As I currently seem to be on a bit of a Vance lust fancy this evening, I'm been meaning to post linkage to the page of old clips from his 2 years at The Daily Show With Jon Stewart, all of which I already have but extremely difficult to find online, or in my case, searching the continent for people who remembered to turn on their VCRs from 1999 through early 2001. These totally make me wanna whip out my old TDS Vance burns again, though the clips here are obviously of higher quality than the multi-generation dubbing I had to meticulously mine from over the years. Good schtuff, anyway. Hope you all enjoy.

So Joe's been sick with the cold and has holed himself up in the guest bedroom for the last three nights, trying to stay one room away from me at all times so that I don't run the risk of catching it myself and follow it up with my usual post-cold Death Cough. I've already had it twice this year, the second which lasted several months, so I'm in no hurry to repeat that again for the New Year. I am very happy that Joe is no longer working at the video store anymore, since he was never in any position to call out sick. Now he can stay home, rest, and take care of himself properly, which puts my mind far more at ease than worrying about getting the cough again. It's a tad lonely, sure. But an ounce of prevention, I suppose.

In the meantime, I've been sorta of digging on this Sandy Dillon chick. Kind of channeling that Howlin' Wolf vocal style there, ain'cha kitten? Anybody heard anything else by her?

Wasn't That Shirley Temple's Ship?

Last night there was a customer in our store, short skinny guy with a widow's peak of short-cropped red hair, meandering around our store and talking covertly into his shirt sleeve about the CIA and how they "need to call John Langley and move the troupes in" or something (John Langley, or somebody like that, supposedly created the show Cops, I guess) and just wandering around being a weirdo. Well, he was back again today. He presented Brian with a note that he claims he found in the store and demanded to know which one of us had written it in our handwriting. The note said something about the CIA and "I know what the lollipop is because the lollipop is what you do to relieve the stress" or something like that. The guy proceeded to explain that one of our staff was following him around the store last night and then circling him in his car in the parking lot and then he claimed that he tried to make him get into his car to have oral sex with him at gunpoint. Naturally the person he described was nobody on our staff. And naturally the note was written by the guy himself. He started rambling on about how he knew all about the CIA following him and that he knew all about the "lollipop", which he said was in reference to ship's name in a Star Trek episode (?) where a person was paid a thousand dollars (???) to kill himself by hitting himself over the head with a hammer (?????!!!) and then the guy started charading the action with his own hand to, I suppose, "hammer" the point home. Yeah, so. Anyway, that was my Adventures In Psychosis this afternoon. On to the latest acquisitions.

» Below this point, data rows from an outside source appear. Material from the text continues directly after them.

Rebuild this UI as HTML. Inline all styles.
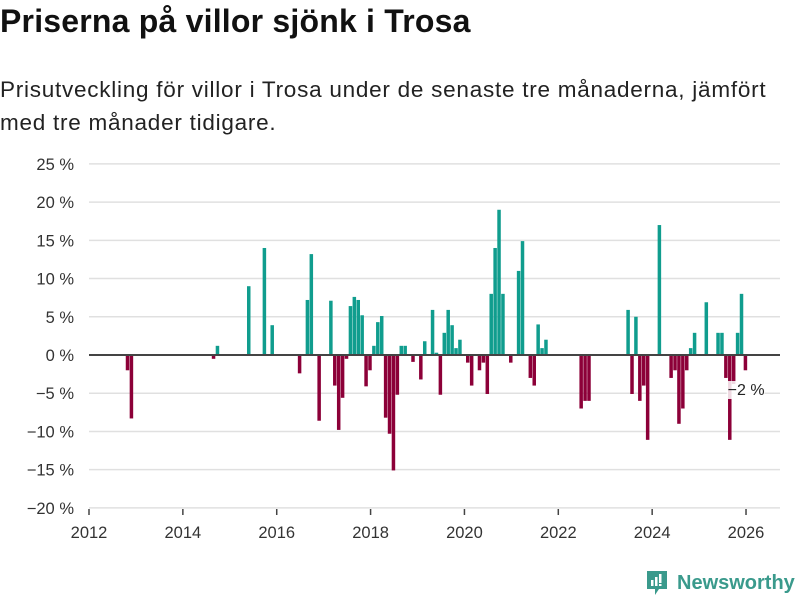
<!DOCTYPE html>
<html><head><meta charset="utf-8"><style>
body{margin:0;width:800px;height:600px;background:#fff;font-family:"Liberation Sans","DejaVu Sans",sans-serif;color:#111;overflow:hidden;position:relative}
#title{position:absolute;left:0;top:3px;font-size:32px;font-weight:bold;margin:0;letter-spacing:0.2px;white-space:nowrap}
#sub{position:absolute;left:0;top:73px;font-size:22.5px;line-height:33px;color:#222;width:800px;white-space:nowrap;letter-spacing:0.75px}
svg{position:absolute;left:0;top:0}
</style></head><body>
<h1 id="title">Priserna på villor sjönk i Trosa</h1>
<div id="sub">Prisutveckling för villor i Trosa under de senaste tre månaderna, jämfört<br>med tre månader tidigare.</div>
<svg id="chart" width="800" height="600"></svg>
<div style="position:absolute;left:645px;top:569px;display:flex;align-items:center;">
<svg width="24" height="28" viewBox="0 0 24 28" style="position:static"><path d="M2 2h20v18h-8l-4 6v-6H2z" fill="#3a9a8c"/><rect x="6" y="11" width="2.5" height="6" fill="#fff"/><rect x="10" y="8" width="2.5" height="9" fill="#fff"/><rect x="14" y="5" width="2.5" height="9" fill="#fff"/><rect x="14" y="15" width="2.5" height="2" fill="#fff"/></svg>
<span style="font-size:20px;font-weight:bold;color:#3a9a8c;margin-left:8px">Newsworthy</span></div>
<script>
const months=[9,10,31,32,40,44,46,53,55,56,58,61,62,63,64,65,66,67,68,69,70,71,72,73,74,75,76,77,78,79,80,82,84,85,87,88,89,90,91,92,93,94,96,97,99,100,101,102,103,104,105,107,109,110,112,113,114,115,116,125,126,127,137,138,139,140,141,142,145,148,149,150,151,152,153,154,157,160,161,162,163,164,165,166,167];
const values=[-2,-8.3,-0.5,1.2,9,14,3.9,-2.4,7.2,13.2,-8.6,7.1,-4,-9.8,-5.6,-0.5,6.4,7.6,7.2,5.2,-4.1,-2,1.2,4.3,5.1,-8.2,-10.3,-15.1,-5.2,1.2,1.2,-0.9,-3.2,1.8,5.9,0.3,-5.2,2.9,5.9,3.9,0.9,2,-1,-4,-2,-1,-5.1,8,14,19,8,-1,11,14.9,-3,-4,4,0.9,2,-7,-6,-6,5.9,-5.1,5,-6,-4,-11.1,17,-3,-2,-9,-7,-2,0.9,2.9,6.9,2.9,2.9,-3,-11.1,-3.8,2.9,8,-2];
const yTicks=[25,20,15,10,5,0,-5,-10,-15,-20];
const xTicks=[2012,2014,2016,2018,2020,2022,2024,2026];
const svg=document.getElementById('chart');const NS='http://www.w3.org/2000/svg';
const y=v=>355-v*7.644;
const xYear=t=>89+(t-2012)*46.93;
const xMonth=m=>89+(m+0.4)*46.93/12;
function mk(tag,attrs){const e=document.createElementNS(NS,tag);for(const k in attrs)e.setAttribute(k,attrs[k]);svg.appendChild(e);return e;}
yTicks.forEach(v=>{
 const l=mk('line',{x1:89,x2:780,y1:y(v),y2:y(v),stroke:'#e0e0e0','stroke-width':1.5});
 
 
 const t=mk('text',{x:74,y:y(v)+6,'text-anchor':'end','font-size':16.5,fill:'#333'});
 t.textContent=(v<0?'−'+(-v):v)+' %';
 
 
});
xTicks.forEach(v=>{
 const l=mk('line',{x1:xYear(v),x2:xYear(v),y1:509,y2:515,stroke:'#444','stroke-width':1.5});
 
 
 const t=mk('text',{x:xYear(v),y:538,'text-anchor':'middle','font-size':16.5,fill:'#333'});
 t.textContent=v;
 
 
});
months.forEach((m,i)=>{
 const v=values[i];
 const r=mk('rect',{x:xMonth(m),y:Math.min(y(v),y(0)),width:3.5,height:Math.abs(y(v)-y(0)),fill:v>=0?'#109d8e':'#8c0038'});
 
 
});
const z=mk('line',{x1:89,x2:780,y1:y(0),y2:y(0),stroke:'#444','stroke-width':2});


const lx=xMonth(months[months.length-1])-16;
const bg=mk('rect',{x:lx-1,y:381,width:38,height:18,fill:'#fff',opacity:0.85});


const lab=mk('text',{x:lx,y:395,'font-size':16,fill:'#222'});
lab.textContent='−2 %';


</script>
</body></html>
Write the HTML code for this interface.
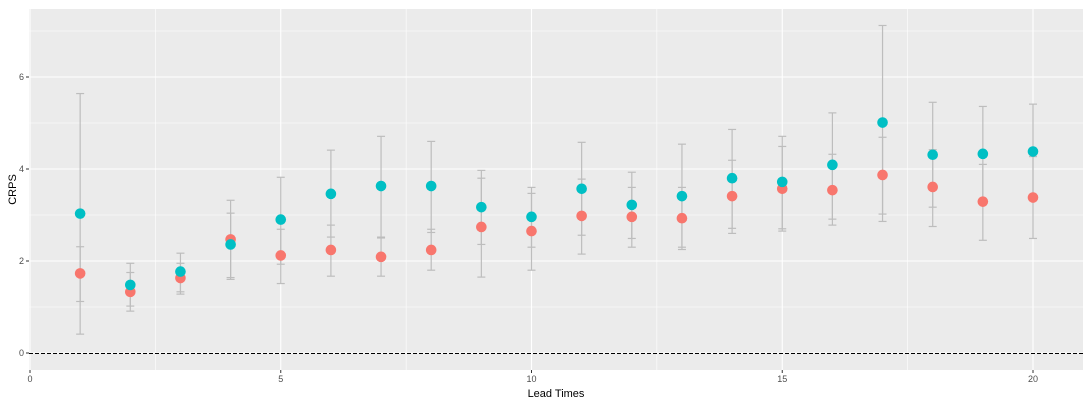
<!DOCTYPE html>
<html><head><meta charset="utf-8"><style>body{margin:0;background:#fff}svg{display:block;font-family:"Liberation Sans",sans-serif}</style></head>
<body>
<svg id="chart" width="1088" height="403" xmlns="http://www.w3.org/2000/svg"></svg>
<script>
const leadTimes=[1,2,3,4,5,6,7,8,9,10,11,12,13,14,15,16,17,18,19,20];
const blueValues=[3.03,1.48,1.77,2.36,2.90,3.46,3.63,3.63,3.17,2.96,3.57,3.22,3.41,3.80,3.72,4.09,5.01,4.31,4.33,4.38];
const redValues=[1.73,1.33,1.63,2.47,2.12,2.24,2.09,2.24,2.74,2.65,2.98,2.96,2.93,3.41,3.57,3.54,3.87,3.61,3.29,3.38];
const blueLow=[0.41,0.91,1.28,1.60,1.51,1.67,1.67,1.80,1.65,1.80,2.15,2.30,2.25,2.60,2.65,2.78,2.86,2.75,2.45,2.49];
const blueHigh=[5.64,1.95,2.17,3.32,3.82,4.41,4.71,4.60,3.97,3.60,4.58,3.93,4.54,4.86,4.71,5.22,7.12,5.45,5.36,5.41];
const redLow=[1.12,1.02,1.33,1.64,1.93,2.52,2.50,2.62,2.36,2.30,2.56,2.49,2.30,2.71,2.70,2.91,3.02,3.17,3.29,3.35];
const redHigh=[2.31,1.75,1.95,3.04,2.69,2.78,2.52,2.69,3.80,3.47,3.78,3.60,3.60,4.19,4.49,4.32,4.69,4.42,4.10,4.27];
const xTicks=[0,5,10,15,20];
const yTicks=[0,2,4,6];
const NS="http://www.w3.org/2000/svg";
const svg=document.getElementById('chart');
const L=29,R=1083,T=9,B=370;
const X=v=>30+v*50.15;
const Y=v=>353-v*46;
function mk(tag,attrs,parent){const e=document.createElementNS(NS,tag);for(const k in attrs)e.setAttribute(k,attrs[k]);(parent||svg).appendChild(e);return e;}
const panel=mk('rect',{x:L,y:T,width:R-L,height:B-T,fill:'#ebebeb'});


for(let v=1;v<=7;v+=2){const g=mk('line',{x1:L,x2:R,y1:Y(v),y2:Y(v),stroke:'#fff','stroke-width':0.6});

}
for(let v=2.5;v<=20;v+=5){const g=mk('line',{x1:X(v),x2:X(v),y1:T,y2:B,stroke:'#fff','stroke-width':0.6});

}
yTicks.forEach(v=>{const g=mk('line',{x1:L,x2:R,y1:Y(v),y2:Y(v),stroke:'#fff','stroke-width':1.1});


const tk=mk('line',{x1:L-3,x2:L,y1:Y(v),y2:Y(v),stroke:'#333','stroke-width':1});


const t=mk('text',{x:L-5,y:Y(v)+3,'text-anchor':'end','font-size':9,fill:'#4d4d4d'});t.textContent=v;

});
xTicks.forEach(v=>{const g=mk('line',{x1:X(v),x2:X(v),y1:T,y2:B,stroke:'#fff','stroke-width':1.1});


const tk=mk('line',{x1:X(v),x2:X(v),y1:B,y2:B+3,stroke:'#333','stroke-width':1});


const t=mk('text',{x:X(v),y:B+12,'text-anchor':'middle','font-size':9,fill:'#4d4d4d'});t.textContent=v;

});
const zl=mk('line',{x1:L,x2:R,y1:Y(0)+0.5,y2:Y(0)+0.5,stroke:'#000','stroke-width':1,'stroke-dasharray':'4,2','shape-rendering':'crispEdges'});


function errbar(x,lo,hi,name){const g=mk('g',{stroke:'#bdbdbd','stroke-width':1.2});


mk('line',{x1:x,x2:x,y1:Y(lo),y2:Y(hi)},g);mk('line',{x1:x-4,x2:x+4,y1:Y(lo),y2:Y(lo)},g);mk('line',{x1:x-4,x2:x+4,y1:Y(hi),y2:Y(hi)},g);}
leadTimes.forEach((lt,i)=>{errbar(X(lt),blueLow[i],blueHigh[i],'error-bar-blue');errbar(X(lt),redLow[i],redHigh[i],'error-bar-red');});
leadTimes.forEach((lt,i)=>{const r=mk('circle',{cx:X(lt),cy:Y(redValues[i]),r:5.3,fill:'#f8766d'});

});
leadTimes.forEach((lt,i)=>{const b=mk('circle',{cx:X(lt),cy:Y(blueValues[i]),r:5.3,fill:'#00bfc4'});

});
const xt=mk('text',{x:(L+R)/2,y:397,'text-anchor':'middle','font-size':11,fill:'#000'});xt.textContent='Lead Times';


const yt=mk('text',{x:16,y:(T+B)/2,'text-anchor':'middle','font-size':11,fill:'#000',transform:`rotate(-90 16 ${(T+B)/2})`});yt.textContent='CRPS';


</script>
</body></html>
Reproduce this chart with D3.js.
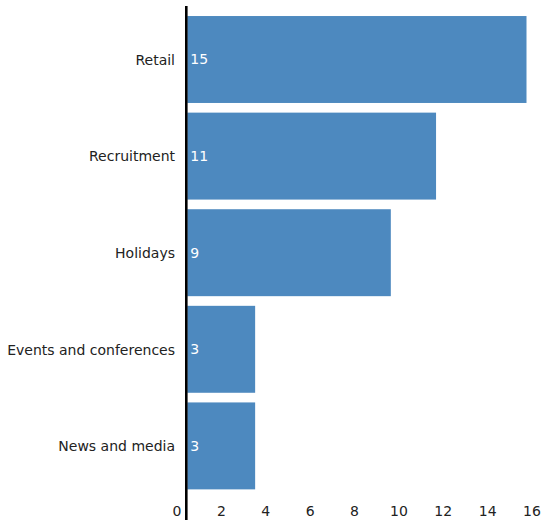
<!DOCTYPE html>
<html>
<head>
<meta charset="utf-8">
<script src="https://cdn.jsdelivr.net/npm/d3@7"></script>
<style>
  html, body { margin: 0; padding: 0; background: #fff; }
  svg { display: block; font-family: "DejaVu Sans", Verdana, sans-serif; }
</style>
</head>
<body>
<svg id="chart" width="541" height="520"></svg>
<script>
// Sectors and their counts
const categories = ["Retail", "Recruitment", "Holidays", "Events and conferences", "News and media"];
const values = [15, 11, 9, 3, 3];
const tickValues = [0, 2, 4, 6, 8, 10, 12, 14, 16];

const svg = d3.select("#chart");
const W = 541, H = 520;
const axisX = 186.3;
const fontSize = "14px";

// Bar length scale
const x = d3.scaleLinear().domain([0, 15]).range([187.3, 526.5]);
// Scale for the bottom tick labels
const xTicks = d3.scaleLinear().domain([0, 16]).range([176.5, 531.5]);

const y = d3.scaleBand()
  .domain(categories)
  .range([11.2, 494.2])
  .paddingInner(0.1)
  .paddingOuter(0.05);

// Bars
svg.append("g")
  .selectAll("rect")
  .data(categories)
  .join("rect")
  .attr("x", x(0))
  .attr("y", d => y(d))
  .attr("width", (d, i) => x(values[i]) - x(0))
  .attr("height", y.bandwidth())
  .attr("fill", "#4d89bf");

// Value labels inside bars
svg.append("g")
  .selectAll("text")
  .data(categories)
  .join("text")
  .attr("x", x(0) + 3)
  .attr("y", d => y(d) + y.bandwidth() / 2)
  .attr("dy", "0.35em")
  .attr("fill", "#fff")
  .style("font-size", fontSize)
  .text((d, i) => values[i]);

// Category labels
svg.append("g")
  .selectAll("text")
  .data(categories)
  .join("text")
  .attr("x", 175)
  .attr("y", d => y(d) + y.bandwidth() / 2)
  .attr("dy", "0.38em")
  .attr("text-anchor", "end")
  .attr("fill", "#222")
  .style("font-size", fontSize)
  .text(d => d);

// Bottom tick labels (no domain or tick lines)
const xAxis = d3.axisBottom(xTicks).tickValues(tickValues).tickSize(0).tickPadding(0);
const gx = svg.append("g").attr("transform", "translate(0,506.5)").call(xAxis);
gx.select(".domain").remove();
gx.selectAll("text")
  .attr("fill", "#222")
  .style("font-size", fontSize)
  .style("font-family", "'DejaVu Sans', Verdana, sans-serif");

// Vertical baseline
svg.append("line")
  .attr("x1", axisX).attr("x2", axisX)
  .attr("y1", 6).attr("y2", H)
  .attr("stroke", "#000")
  .attr("stroke-width", 2.6);
</script>
</body>
</html>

The long-awaited release of The Name Of The Band Is Cowboy Mouth on DVD, which promises to be chock fulla Vanceypants goodness, or as much as someone who isn't the focus of the band can be. Still haven't seen it yet, since watching anything right now comes in dribs and drabs. Oh, Vance has indeed left Cowboy Mouth and appears to be working on a new pilot, although with the strike going on I can't help but wonder how that fairs at this point and time.

Ole' ole'!! Robyn Hitchcock and his long out-of-print early classics Black Snake Diamond Role, I Often Dream Of Trains, and my favorite, Eye are finally released in this way yummy box set I Wanna Go Backwards complete with original album cover art for each disk, and two extra disks While Thatcher Mauled Britain: Demos '81-'90. Also comes with a free download at, a sampler that apparently won't be available until October 2008. Heck, I'm just stoked about the old Hitchcock. My last indulgence for the year. That is, wellll...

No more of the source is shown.